Write out the data below exactly as given, without any of its pictures.
------------
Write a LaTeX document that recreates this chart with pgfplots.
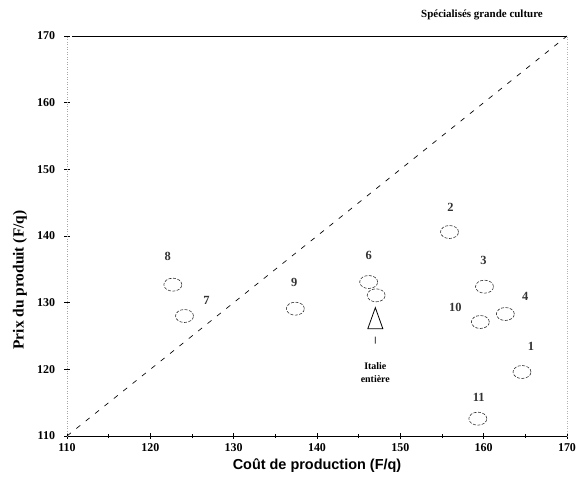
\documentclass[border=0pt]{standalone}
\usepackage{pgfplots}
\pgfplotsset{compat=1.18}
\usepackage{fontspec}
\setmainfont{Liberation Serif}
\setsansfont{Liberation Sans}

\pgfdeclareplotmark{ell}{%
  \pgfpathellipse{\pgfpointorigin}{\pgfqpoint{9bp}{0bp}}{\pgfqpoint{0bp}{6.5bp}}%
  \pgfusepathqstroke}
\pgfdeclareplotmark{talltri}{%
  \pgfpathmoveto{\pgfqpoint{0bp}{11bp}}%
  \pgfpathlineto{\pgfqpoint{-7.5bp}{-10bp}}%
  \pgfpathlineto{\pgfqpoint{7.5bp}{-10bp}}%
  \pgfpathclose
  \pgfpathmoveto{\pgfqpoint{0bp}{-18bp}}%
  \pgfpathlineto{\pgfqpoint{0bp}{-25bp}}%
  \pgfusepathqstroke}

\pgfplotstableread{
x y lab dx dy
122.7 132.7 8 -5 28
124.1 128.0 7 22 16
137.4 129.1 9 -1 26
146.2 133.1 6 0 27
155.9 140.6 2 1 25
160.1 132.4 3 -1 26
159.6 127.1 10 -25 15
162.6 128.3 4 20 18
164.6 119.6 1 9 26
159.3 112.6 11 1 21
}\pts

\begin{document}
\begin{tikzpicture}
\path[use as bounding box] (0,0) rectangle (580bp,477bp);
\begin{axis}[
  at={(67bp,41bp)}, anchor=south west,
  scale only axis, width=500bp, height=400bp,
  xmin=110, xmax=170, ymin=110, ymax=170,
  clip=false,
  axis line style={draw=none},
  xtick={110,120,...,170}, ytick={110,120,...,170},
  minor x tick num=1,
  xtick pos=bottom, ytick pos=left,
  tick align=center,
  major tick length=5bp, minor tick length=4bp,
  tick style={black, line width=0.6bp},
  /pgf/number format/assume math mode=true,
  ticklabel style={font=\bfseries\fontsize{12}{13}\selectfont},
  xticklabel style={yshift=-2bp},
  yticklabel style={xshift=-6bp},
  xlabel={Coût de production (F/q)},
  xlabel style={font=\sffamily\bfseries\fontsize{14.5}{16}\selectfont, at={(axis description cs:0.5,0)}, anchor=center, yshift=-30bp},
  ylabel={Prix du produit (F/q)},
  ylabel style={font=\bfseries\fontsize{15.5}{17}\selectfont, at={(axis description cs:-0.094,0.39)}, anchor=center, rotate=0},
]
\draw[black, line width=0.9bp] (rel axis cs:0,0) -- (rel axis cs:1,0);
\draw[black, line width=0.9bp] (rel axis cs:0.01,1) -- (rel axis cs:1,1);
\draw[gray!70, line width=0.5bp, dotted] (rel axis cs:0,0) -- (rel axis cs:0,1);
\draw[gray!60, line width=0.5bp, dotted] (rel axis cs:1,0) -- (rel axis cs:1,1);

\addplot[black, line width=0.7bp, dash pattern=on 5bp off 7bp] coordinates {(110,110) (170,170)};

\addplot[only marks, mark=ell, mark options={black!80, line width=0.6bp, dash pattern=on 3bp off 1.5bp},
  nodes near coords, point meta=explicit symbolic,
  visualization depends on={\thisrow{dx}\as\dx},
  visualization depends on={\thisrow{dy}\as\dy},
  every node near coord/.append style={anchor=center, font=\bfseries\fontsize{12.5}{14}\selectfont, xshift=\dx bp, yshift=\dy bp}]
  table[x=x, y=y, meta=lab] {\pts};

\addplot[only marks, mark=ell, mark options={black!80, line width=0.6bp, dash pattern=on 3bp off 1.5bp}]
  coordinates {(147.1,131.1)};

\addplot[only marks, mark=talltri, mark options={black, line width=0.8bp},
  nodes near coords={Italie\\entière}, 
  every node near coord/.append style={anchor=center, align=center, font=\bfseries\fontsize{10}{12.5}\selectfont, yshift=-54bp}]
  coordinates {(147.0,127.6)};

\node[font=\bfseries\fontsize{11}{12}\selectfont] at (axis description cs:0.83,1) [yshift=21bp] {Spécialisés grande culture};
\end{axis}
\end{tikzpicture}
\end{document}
------------
__Exercise solution__
Write a LaTeX document that recreates this chart with pgfplots.
\documentclass[border=0pt]{standalone}
\usepackage{pgfplots}
\pgfplotsset{compat=1.18}
\usepackage{fontspec}
\setmainfont{Liberation Serif}
\setsansfont{Liberation Sans}

\pgfdeclareplotmark{ell}{%
  \pgfpathellipse{\pgfpointorigin}{\pgfqpoint{9bp}{0bp}}{\pgfqpoint{0bp}{6.5bp}}%
  \pgfusepathqstroke}
\pgfdeclareplotmark{talltri}{%
  \pgfpathmoveto{\pgfqpoint{0bp}{11bp}}%
  \pgfpathlineto{\pgfqpoint{-7.5bp}{-10bp}}%
  \pgfpathlineto{\pgfqpoint{7.5bp}{-10bp}}%
  \pgfpathclose
  \pgfpathmoveto{\pgfqpoint{0bp}{-18bp}}%
  \pgfpathlineto{\pgfqpoint{0bp}{-25bp}}%
  \pgfusepathqstroke}

\pgfplotstableread{
x y lab dx dy
122.7 132.7 8 -5 28
124.1 128.0 7 22 16
137.4 129.1 9 -1 26
146.2 133.1 6 0 27
155.9 140.6 2 1 25
160.1 132.4 3 -1 26
159.6 127.1 10 -25 15
162.6 128.3 4 20 18
164.6 119.6 1 9 26
159.3 112.6 11 1 21
}\pts

\begin{document}
\begin{tikzpicture}
\path[use as bounding box] (0,0) rectangle (580bp,477bp);
\begin{axis}[
  at={(67bp,41bp)}, anchor=south west,
  scale only axis, width=500bp, height=400bp,
  xmin=110, xmax=170, ymin=110, ymax=170,
  clip=false,
  axis line style={draw=none},
  xtick={110,120,...,170}, ytick={110,120,...,170},
  minor x tick num=1,
  xtick pos=bottom, ytick pos=left,
  tick align=center,
  major tick length=5bp, minor tick length=4bp,
  tick style={black, line width=0.6bp},
  /pgf/number format/assume math mode=true,
  ticklabel style={font=\bfseries\fontsize{12}{13}\selectfont},
  xticklabel style={yshift=-2bp},
  yticklabel style={xshift=-6bp},
  xlabel={Coût de production (F/q)},
  xlabel style={font=\sffamily\bfseries\fontsize{14.5}{16}\selectfont, at={(axis description cs:0.5,0)}, anchor=center, yshift=-30bp},
  ylabel={Prix du produit (F/q)},
  ylabel style={font=\bfseries\fontsize{15.5}{17}\selectfont, at={(axis description cs:-0.094,0.39)}, anchor=center, rotate=0},
]
\draw[black, line width=0.9bp] (rel axis cs:0,0) -- (rel axis cs:1,0);
\draw[black, line width=0.9bp] (rel axis cs:0.01,1) -- (rel axis cs:1,1);
\draw[gray!70, line width=0.5bp, dotted] (rel axis cs:0,0) -- (rel axis cs:0,1);
\draw[gray!60, line width=0.5bp, dotted] (rel axis cs:1,0) -- (rel axis cs:1,1);

\addplot[black, line width=0.7bp, dash pattern=on 5bp off 7bp] coordinates {(110,110) (170,170)};

\addplot[only marks, mark=ell, mark options={black!80, line width=0.6bp, dash pattern=on 3bp off 1.5bp},
  nodes near coords, point meta=explicit symbolic,
  visualization depends on={\thisrow{dx}\as\dx},
  visualization depends on={\thisrow{dy}\as\dy},
  every node near coord/.append style={anchor=center, font=\bfseries\fontsize{12.5}{14}\selectfont, xshift=\dx bp, yshift=\dy bp}]
  table[x=x, y=y, meta=lab] {\pts};

\addplot[only marks, mark=ell, mark options={black!80, line width=0.6bp, dash pattern=on 3bp off 1.5bp}]
  coordinates {(147.1,131.1)};

\addplot[only marks, mark=talltri, mark options={black, line width=0.8bp},
  nodes near coords={Italie\\entière}, 
  every node near coord/.append style={anchor=center, align=center, font=\bfseries\fontsize{10}{12.5}\selectfont, yshift=-54bp}]
  coordinates {(147.0,127.6)};

\node[font=\bfseries\fontsize{11}{12}\selectfont] at (axis description cs:0.83,1) [yshift=21bp] {Spécialisés grande culture};
\end{axis}
\end{tikzpicture}
\end{document}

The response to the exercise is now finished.